For every 1,000 cardiovascular deaths, researchers found that:

  • Extreme heat days (above 86°F in Baltimore) accounted for 2.2 additional deaths.
  • Extremely cold days (below 20°F in Baltimore) accounted for 9.1 additional deaths.

Of the types of heart disease, the highest number of additional deaths were found in people with heart failure (2.6 additional deaths on days of extreme heat and 12.8 on days of extreme cold).

"While we don’t know the reason why the effects of temperature were more pronounced in patients with heart failure, it could be due to the progressive nature of heart failure as a disease," Dr. Khraishah said. “One in four people with heart failure are readmitted to the hospital within 30 days of discharge, and only 20 percent of heart failure patients survive 10 years after diagnosis.”

Climate change has been found to cause extreme weather events at both ends of the spectrum, with warmer summers and colder winters. A 2021 study published in the journal Science found that Arctic warming caused a change of events that led to a disruption of the polar vortex that caused periods of extreme cold in the Northern Hemisphere.

Barrak Alahmad, MD, PhD, a researcher at the Harvard TH Chan School of Public Health at Harvard University in Boston and a faculty member at the School of Public Health at Kuwait University in Kuwait City, was the study’s corresponding author. . Dr. Khraishah and Dr. Alahmad led an effort over the past four years to build the heart disease mortality database for this study with their colleagues from more than 35 institutions around the world.

The team developed and expanded the heart disease mortality database as part of the Multi-Country, Multi-City (MCC) Collaborative Research Network. This is a consortium of epidemiologists, biostatisticians, and climate scientists who study the health impacts of climate and environmental stressors related to mortality rates.

"This study provides an indisputable link between extreme temperatures and heart disease mortality from one of the largest multinational data sets ever assembled," said Mark T. Gladwin, MD, Dean, UMSOM, Vice President for Medical Affairs, University of Maryland, Baltimore, and the John Z. and Akiko K. Bowers Distinguished Professor. "Data can be mined deeper to learn more about the role of health disparities and genetic predispositions that make some populations more vulnerable to climate change." Such questions will be addressed in future research, according to Dr. Khraishah.

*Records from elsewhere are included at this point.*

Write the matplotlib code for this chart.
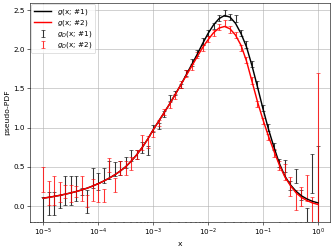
import matplotlib
matplotlib.use("Agg")
import matplotlib.pyplot as plt
import numpy as np

# log10(x) grid of the sampled points
logx = [-5.0, -4.9, -4.8, -4.7, -4.6, -4.5, -4.4, -4.3, -4.2, -4.1,
        -4.0, -3.9, -3.8, -3.7, -3.6, -3.5, -3.4, -3.3, -3.2, -3.1,
        -3.0, -2.9, -2.8, -2.7, -2.6, -2.5, -2.4, -2.3, -2.2, -2.1,
        -2.0, -1.9, -1.8, -1.7, -1.6, -1.5, -1.4, -1.3, -1.2, -1.1,
        -1.0, -0.9, -0.8, -0.7, -0.6, -0.5, -0.4, -0.3, -0.2, -0.1, 0.0]

# model curves g(x; #1), g(x; #2)
g1 = [0.100, 0.111, 0.123, 0.136, 0.151, 0.167, 0.185, 0.205, 0.228, 0.255,
      0.285, 0.318, 0.355, 0.397, 0.445, 0.500, 0.571, 0.652, 0.745, 0.851,
      0.970, 1.08, 1.19, 1.30, 1.42, 1.54, 1.67, 1.80, 1.93, 2.07,
      2.20, 2.31, 2.39, 2.43, 2.41, 2.33, 2.20, 2.03, 1.79, 1.52,
      1.24, 0.98, 0.75, 0.54, 0.38, 0.27, 0.19, 0.13, 0.09, 0.06, 0.04]
g2 = [0.100, 0.111, 0.123, 0.136, 0.151, 0.167, 0.185, 0.205, 0.228, 0.255,
      0.285, 0.318, 0.355, 0.397, 0.445, 0.500, 0.571, 0.652, 0.745, 0.851,
      0.970, 1.08, 1.19, 1.30, 1.42, 1.54, 1.66, 1.78, 1.90, 2.02,
      2.12, 2.21, 2.27, 2.29, 2.26, 2.18, 2.05, 1.85, 1.59, 1.33,
      1.10, 0.89, 0.70, 0.52, 0.37, 0.26, 0.17, 0.11, 0.07, 0.04, 0.02]

# data points g_D with errors
gd1 = [-0.05, 0.03, 0.035, 0.055, 0.195, 0.195, 0.22, 0.185, 0.055, 0.355,
       0.31, 0.39, 0.46, 0.47, 0.485, 0.555, 0.645, 0.66, 0.75, 0.705,
       0.99, 1.02, 1.17, 1.38, 1.44, 1.53, 1.70, 1.83, 1.95, 2.10,
       2.21, 2.30, 2.40, 2.46, 2.41, 2.39, 2.21, 2.06, 1.81, 1.55,
       1.25, 1.00, 0.76, 0.55, 0.51, 0.26, 0.38, 0.14, -0.13, 0.41, 0.27]
gd1_err = [0.17, 0.15, 0.145, 0.085, 0.185, 0.185, 0.16, 0.045, 0.145, 0.125,
           0.11, 0.10, 0.11, 0.09, 0.085, 0.075, 0.075, 0.06, 0.07, 0.055,
           0.04, 0.04, 0.04, 0.04, 0.03, 0.03, 0.04, 0.04, 0.04, 0.04,
           0.04, 0.04, 0.04, 0.04, 0.04, 0.04, 0.04, 0.04, 0.04, 0.04,
           0.04, 0.04, 0.05, 0.05, 0.08, 0.06, 0.09, 0.06, 0.11, 0.25, 0.49]
gd2 = [0.34, 0.165, 0.195, 0.18, 0.185, 0.16, 0.185, 0.22, 0.065, 0.21,
       0.17, 0.135, 0.525, 0.27, 0.485, 0.485, 0.545, 0.66, 0.815, 0.815,
       0.92, 1.06, 1.20, 1.29, 1.40, 1.55, 1.69, 1.77, 1.93, 2.02,
       2.13, 2.21, 2.28, 2.33, 2.25, 2.18, 2.02, 1.86, 1.60, 1.30,
       1.08, 0.88, 0.68, 0.52, 0.43, 0.25, 0.08, 0.12, 0.23, -0.05, 0.70]
gd2_err = [0.16, 0.155, 0.185, 0.13, 0.085, 0.11, 0.065, 0.16, 0.075, 0.14,
           0.12, 0.085, 0.085, 0.09, 0.095, 0.095, 0.085, 0.06, 0.095, 0.075,
           0.04, 0.04, 0.04, 0.04, 0.03, 0.04, 0.04, 0.04, 0.04, 0.04,
           0.04, 0.04, 0.04, 0.04, 0.04, 0.04, 0.04, 0.04, 0.04, 0.04,
           0.04, 0.04, 0.05, 0.06, 0.10, 0.12, 0.13, 0.12, 0.17, 0.17, 1.00]

x = 10.0 ** np.array(logx)

# default-size figure rendered at a small dpi -> 332x249 px
fig = plt.figure(figsize=(6.4, 4.8), dpi=51.875)
ax = fig.add_axes([0.0904, 0.1096, 0.9036, 0.8795])

ax.plot(x, g1, color="k", lw=2, label=r"$g$(x; #1)", zorder=3)
ax.plot(x, g2, color="r", lw=2, label=r"$g$(x; #2)", zorder=3)
ax.errorbar(x, gd1, yerr=gd1_err, fmt="none", ecolor="k", elinewidth=1.5,
            capsize=2.5, alpha=0.8, label=r"$g_D$(x; #1)")
ax.errorbar(x, gd2, yerr=gd2_err, fmt="none", ecolor="r", elinewidth=1.5,
            capsize=2.5, alpha=0.8, label=r"$g_D$(x; #2)")

ax.set_xscale("log")
ax.set_xlim(10 ** -5.24, 10 ** 0.22)
ax.set_ylim(-0.2, 2.593)
ax.set_yticks([0.0, 0.5, 1.0, 1.5, 2.0, 2.5])
ax.grid(True)
ax.set_axisbelow(True)
ax.set_xlabel("x", fontsize=10.5)
ax.set_ylabel("pseudo-PDF", fontsize=10.5)
ax.legend(loc="upper left", borderaxespad=0.2, labelspacing=0.15,
          handlelength=2.3, handletextpad=0.8)

fig.savefig("out.png", dpi=51.875)
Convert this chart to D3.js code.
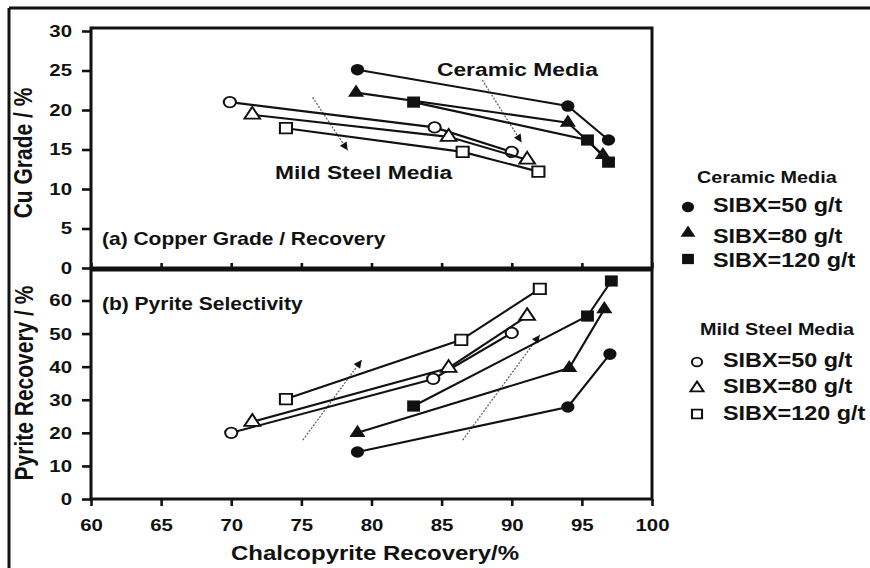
<!DOCTYPE html>
<html>
<head>
<meta charset="utf-8">
<script src="https://cdn.jsdelivr.net/npm/d3@7"></script>
<style>
  html, body { margin: 0; padding: 0; background: #fff; }
  svg { display: block; font-family: "Liberation Sans", Arial, sans-serif; font-weight: bold; }
</style>
</head>
<body>
<svg id="chart" width="870" height="568"></svg>
<script>
// Chalcopyrite recovery (%) paired with Cu grade (%), panel (a)
const gradeCeramic50  = [[79.0, 25.1], [94.0, 20.5], [96.9, 16.2]];
const gradeCeramic80  = [[78.9, 22.2], [94.0, 18.4], [96.5, 14.3]];
const gradeCeramic120 = [[83.0, 21.0], [95.4, 16.2], [96.9, 13.4]];
const gradeSteel50    = [[69.9, 21.0], [84.5, 17.8], [90.0, 14.7]];
const gradeSteel80    = [[71.5, 19.4], [85.5, 16.6], [91.1, 13.7]];
const gradeSteel120   = [[73.9, 17.7], [86.5, 14.7], [91.9, 12.2]];

// Chalcopyrite recovery (%) paired with pyrite recovery (%), panel (b)
const pyriteCeramic50  = [[79.0, 14.2], [94.0, 27.8], [97.0, 43.8]];
const pyriteCeramic80  = [[79.0, 20.0], [94.1, 39.6], [96.6, 57.4]];
const pyriteCeramic120 = [[83.0, 28.1], [95.4, 55.3], [97.1, 65.9]];
const pyriteSteel50    = [[70.0, 20.0], [84.4, 36.3], [90.0, 50.2]];
const pyriteSteel80    = [[71.5, 23.3], [85.5, 39.6], [91.1, 55.3]];
const pyriteSteel120   = [[73.9, 30.2], [86.4, 48.1], [92.0, 63.5]];

// Axis ticks
const xTicks = [60, 65, 70, 75, 80, 85, 90, 95, 100];
const gradeTicks = [0, 5, 10, 15, 20, 25, 30];
const pyriteTicks = [0, 10, 20, 30, 40, 50, 60];

// Legend entries
const legendGroups = ["Ceramic Media", "Mild Steel Media"];
const legendLabels = ["SIBX=50 g/t", "SIBX=80 g/t", "SIBX=120 g/t"];

// Trend arrows (data coordinates: [recovery, value])
const gradeArrows  = [[[75.8, 21.6], [78.3, 14.9]], [[87.9, 23.8], [90.7, 15.9]]];
const pyriteArrows = [[[75.1, 17.8], [79.3, 42.0]], [[86.5, 17.8], [92.0, 49.6]]];

const svg = d3.select("#chart");
const SX = 1.2; // horizontal text stretch
const ink = "#111";

const x = d3.scaleLinear([60, 100], [91, 652]);
const yTop = d3.scaleLinear([0, 30], [268, 31]);
const yBot = d3.scaleLinear([0, 60], [499, 300.5]);

// outer frame
svg.append("line").attr("x1", 9).attr("x2", 870).attr("y1", 8).attr("y2", 8)
  .attr("stroke", ink).attr("stroke-width", 3);
svg.append("line").attr("x1", 9).attr("x2", 9).attr("y1", 8).attr("y2", 568)
  .attr("stroke", ink).attr("stroke-width", 3);

function stretchText(sel) {
  sel.each(function () {
    const t = d3.select(this);
    const tx = +t.attr("x") || 0, ty = +t.attr("y") || 0;
    t.attr("x", 0).attr("y", 0).attr("transform", `translate(${tx},${ty}) scale(${SX},1)`);
  });
}

function label(text, px, py, size, anchor = "start") {
  return svg.append("text").attr("transform", `translate(${px},${py}) scale(${SX},1)`)
    .attr("font-size", size).attr("text-anchor", anchor).attr("fill", ink).text(text);
}

// axes
function styleAxis(g) {
  g.select(".domain").remove();
  g.selectAll(".tick line").attr("stroke", ink).attr("stroke-width", 2.6);
  g.selectAll(".tick text").attr("fill", ink).attr("font-size", 17)
    .attr("font-family", "Liberation Sans, Arial, sans-serif").attr("font-weight", "bold");
  stretchText(g.selectAll(".tick text"));
}

svg.append("g").attr("transform", "translate(91,0)")
  .call(d3.axisLeft(yTop).tickValues(gradeTicks).tickSize(9).tickPadding(10))
  .call(styleAxis);
svg.append("g").attr("transform", "translate(91,0)")
  .call(d3.axisLeft(yBot).tickValues(pyriteTicks).tickSize(9).tickPadding(10))
  .call(styleAxis);
svg.append("g").attr("transform", "translate(0,268)")
  .call(d3.axisTop(x).tickValues(xTicks).tickSize(5).tickFormat(""))
  .call(styleAxis);
svg.append("g").attr("transform", "translate(0,499)")
  .call(d3.axisBottom(x).tickValues(xTicks).tickSize(7).tickPadding(13))
  .call(styleAxis);

// panel frames
svg.append("rect").attr("x", 91).attr("y", 28).attr("width", 652 - 91).attr("height", 268 - 28)
  .attr("fill", "none").attr("stroke", ink).attr("stroke-width", 3);
svg.append("rect").attr("x", 91).attr("y", 270).attr("width", 652 - 91).attr("height", 499 - 270)
  .attr("fill", "none").attr("stroke", ink).attr("stroke-width", 3);

// axis titles
label("Chalcopyrite Recovery/%", 375, 560, 20, "middle");
svg.append("text").attr("transform", `translate(32,153) scale(${SX},1) rotate(-90)`)
  .attr("font-size", 21).attr("text-anchor", "middle").attr("fill", ink).text("Cu Grade / %");
svg.append("text").attr("transform", `translate(33,383) scale(${SX},1) rotate(-90)`)
  .attr("font-size", 21).attr("text-anchor", "middle").attr("fill", ink).text("Pyrite Recovery / %");

// arrowhead
svg.append("defs").append("marker").attr("id", "head")
  .attr("viewBox", "0 0 10 10").attr("refX", 10).attr("refY", 5)
  .attr("markerWidth", 9).attr("markerHeight", 8).attr("markerUnits", "userSpaceOnUse")
  .attr("orient", "auto")
  .append("path").attr("d", "M0,0L10,5L0,10Z").attr("fill", ink);

function drawArrows(list, yScale) {
  list.forEach(([a, b]) => {
    svg.append("line")
      .attr("x1", x(a[0])).attr("y1", yScale(a[1]))
      .attr("x2", x(b[0])).attr("y2", yScale(b[1]))
      .attr("stroke", "#666").attr("stroke-width", 1.3).attr("stroke-dasharray", "2,1.5")
      .attr("marker-end", "url(#head)");
  });
}
drawArrows(gradeArrows, yTop);
drawArrows(pyriteArrows, yBot);

// markers
const shapes = {
  circle: d3.symbolCircle, triangle: d3.symbolTriangle, square: d3.symbolSquare
};
function marker(g, shape, filled, px, py, scale = 1) {
  const sizes = filled
    ? { circle: 105, triangle: 85, square: 125 }
    : { circle: 88, triangle: 80, square: 110 };
  g.append("path")
    .attr("d", d3.symbol(shapes[shape], sizes[shape] * scale)())
    .attr("transform", `translate(${px},${py}) scale(1.15,1)`)
    .attr("fill", filled ? ink : "#fff")
    .attr("stroke", ink).attr("stroke-width", filled ? 0 : 1.8);
}

const line = (yScale) => d3.line().x(d => x(d[0])).y(d => yScale(d[1]));

function drawSeries(data, yScale, shape, filled) {
  const g = svg.append("g");
  g.append("path").attr("d", line(yScale)(data)).attr("fill", "none")
    .attr("stroke", ink).attr("stroke-width", 2.1);
  data.forEach(d => marker(g, shape, filled, x(d[0]), yScale(d[1])));
}

[[gradeSteel50, "circle"], [gradeSteel80, "triangle"], [gradeSteel120, "square"]]
  .forEach(([d, s]) => drawSeries(d, yTop, s, false));
[[gradeCeramic50, "circle"], [gradeCeramic80, "triangle"], [gradeCeramic120, "square"]]
  .forEach(([d, s]) => drawSeries(d, yTop, s, true));
[[pyriteSteel50, "circle"], [pyriteSteel80, "triangle"], [pyriteSteel120, "square"]]
  .forEach(([d, s]) => drawSeries(d, yBot, s, false));
[[pyriteCeramic50, "circle"], [pyriteCeramic80, "triangle"], [pyriteCeramic120, "square"]]
  .forEach(([d, s]) => drawSeries(d, yBot, s, true));

// in-plot annotations
label("Ceramic Media", 437, 76, 19);
label("Mild Steel Media", 275, 179, 19);
label("(a) Copper Grade / Recovery", 102, 245, 17.5);
label("(b) Pyrite Selectivity", 102, 310, 17.5);

// legend
const legendShapes = ["circle", "triangle", "square"];
label(legendGroups[0], 697, 183, 16.5);
const cerRows = [207, 233, 259], cerBase = [212, 243, 267];
legendLabels.forEach((t, i) => {
  marker(svg, legendShapes[i], true, 688, cerRows[i], 0.85);
  label(t, 713, cerBase[i], 19.5);
});
label(legendGroups[1], 700, 335, 16.5);
const steelRows = [362, 388, 414], steelBase = [367, 393, 420];
legendLabels.forEach((t, i) => {
  marker(svg, legendShapes[i], false, 697, steelRows[i], 0.7);
  label(t, 723, steelBase[i], 19.5);
});
</script>
</body>
</html>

Some limitations of the study include an underrepresentation of data from South Asia, the Middle East, and Africa. It could be that extreme heat had more impact than initially measured due to this lack of data.

The researchers took into account humidity and air pollutants, which could have explained the excess deaths in places with extreme temperatures. They also controlled for the delayed effect of temperature on human health (lag effect) and the climate zone.

"This landmark document is a call to consider climate change as a growing public health problem and highlights the need to investigate it as a possible cause of health disparities," said Stephen N. Davis, MBBS, chair of the Department of Medicine at the UMSOM and Chief Physician of the UMMC.

This analysis was funded by the Kuwait Foundation for the Advancement of Science.